Task statement ▸ Skip the pictures. Reproduce all other material exactly.

Given information ▸
::::
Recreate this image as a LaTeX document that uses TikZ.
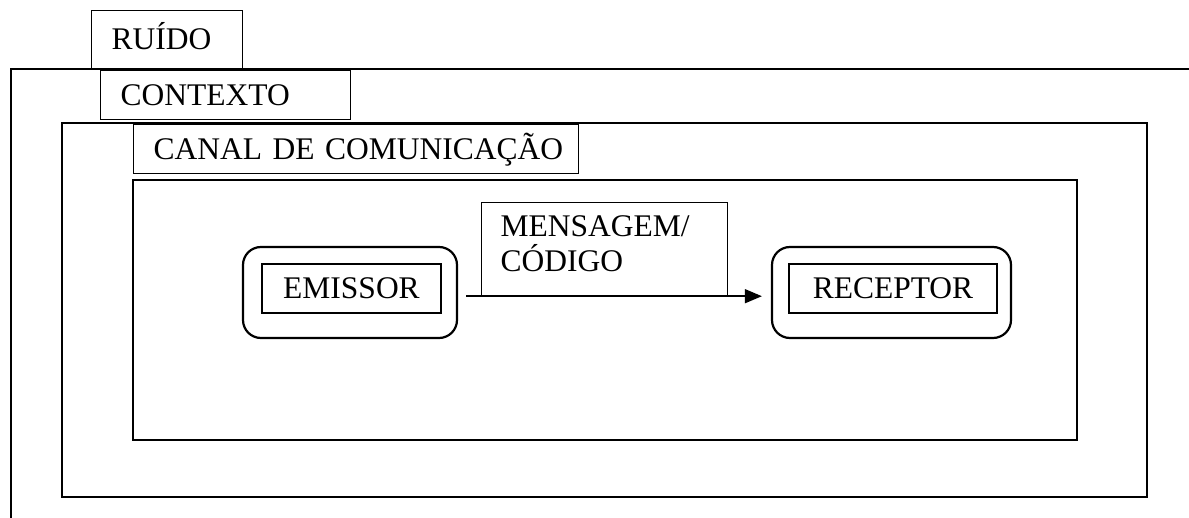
\documentclass[tikz,border=0pt]{standalone}
\usepackage{fontspec}
\setmainfont{Liberation Serif}
\usetikzlibrary{arrows.meta}

\begin{document}
\begin{tikzpicture}[
    x=1pt, y=-1pt,
    font=\fontsize{31.5pt}{35pt}\selectfont,
    frame/.style={draw, line width=2.2pt},
    tab_box/.style={draw, line width=1.2pt, anchor=north west, inner xsep=20pt, align=left, text height=20pt, text depth=0pt},
    msg_box/.style={draw, line width=1.2pt, anchor=north west, inner xsep=19pt, align=left},
    inner_box/.style={draw, line width=1.2pt, minimum height=49pt, text height=20pt, text depth=0pt},
    round_box/.style={draw, line width=2.2pt, rounded corners=18pt, minimum height=91pt},
    directed/.style={-{Triangle[length=17pt,width=14pt]}, line width=1.4pt}
]
    \useasboundingbox (0,0) rectangle (1189,518);

    % frames
    \draw[frame] (11,518) -- (11,69) -- (1189,69);
    \draw[frame] (62,123) rectangle (1147,497);
    \draw[frame] (133,180) rectangle (1077,440);

    % tabs
    \node[tab_box, text width=111pt, minimum height=58pt] (ruido) at (91,10) {\mbox{RUÍDO}};
    \node[tab_box, text width=210pt, minimum height=49pt] (contexto) at (100,70) {\mbox{CONTEXTO}};
    \node[tab_box, text width=405pt, minimum height=49pt] (canal) at (133,124) {\mbox{CANAL DE COMUNICAÇÃO}};

    % emissor / receptor
    \node[round_box, minimum width=214pt] (emissor_box) at (350,292.5) {};
    \node[inner_box, minimum width=179pt] (emissor) at (351.5,288.5) {EMISSOR};
    \node[round_box, minimum width=239pt] (receptor_box) at (891.5,292.5) {};
    \node[inner_box, minimum width=208pt] (receptor) at (893,288.5) {RECEPTOR};

    \node[msg_box, text width=208pt, minimum height=93pt] (msg) at (481,202) {MENSAGEM/\\CÓDIGO\rule[-12pt]{0pt}{12pt}};

    \draw[directed, shorten <=8pt, shorten >=9pt] (emissor_box.east |- msg.south) -- (receptor_box.west |- msg.south);

\end{tikzpicture}
\end{document}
::::
Response to the task ▸
Recreate this image as a LaTeX document that uses TikZ.
\documentclass[tikz,border=0pt]{standalone}
\usepackage{fontspec}
\setmainfont{Liberation Serif}
\usetikzlibrary{arrows.meta}

\begin{document}
\begin{tikzpicture}[
    x=1pt, y=-1pt,
    font=\fontsize{31.5pt}{35pt}\selectfont,
    frame/.style={draw, line width=2.2pt},
    tab_box/.style={draw, line width=1.2pt, anchor=north west, inner xsep=20pt, align=left, text height=20pt, text depth=0pt},
    msg_box/.style={draw, line width=1.2pt, anchor=north west, inner xsep=19pt, align=left},
    inner_box/.style={draw, line width=1.2pt, minimum height=49pt, text height=20pt, text depth=0pt},
    round_box/.style={draw, line width=2.2pt, rounded corners=18pt, minimum height=91pt},
    directed/.style={-{Triangle[length=17pt,width=14pt]}, line width=1.4pt}
]
    \useasboundingbox (0,0) rectangle (1189,518);

    % frames
    \draw[frame] (11,518) -- (11,69) -- (1189,69);
    \draw[frame] (62,123) rectangle (1147,497);
    \draw[frame] (133,180) rectangle (1077,440);

    % tabs
    \node[tab_box, text width=111pt, minimum height=58pt] (ruido) at (91,10) {\mbox{RUÍDO}};
    \node[tab_box, text width=210pt, minimum height=49pt] (contexto) at (100,70) {\mbox{CONTEXTO}};
    \node[tab_box, text width=405pt, minimum height=49pt] (canal) at (133,124) {\mbox{CANAL DE COMUNICAÇÃO}};

    % emissor / receptor
    \node[round_box, minimum width=214pt] (emissor_box) at (350,292.5) {};
    \node[inner_box, minimum width=179pt] (emissor) at (351.5,288.5) {EMISSOR};
    \node[round_box, minimum width=239pt] (receptor_box) at (891.5,292.5) {};
    \node[inner_box, minimum width=208pt] (receptor) at (893,288.5) {RECEPTOR};

    \node[msg_box, text width=208pt, minimum height=93pt] (msg) at (481,202) {MENSAGEM/\\CÓDIGO\rule[-12pt]{0pt}{12pt}};

    \draw[directed, shorten <=8pt, shorten >=9pt] (emissor_box.east |- msg.south) -- (receptor_box.west |- msg.south);

\end{tikzpicture}
\end{document}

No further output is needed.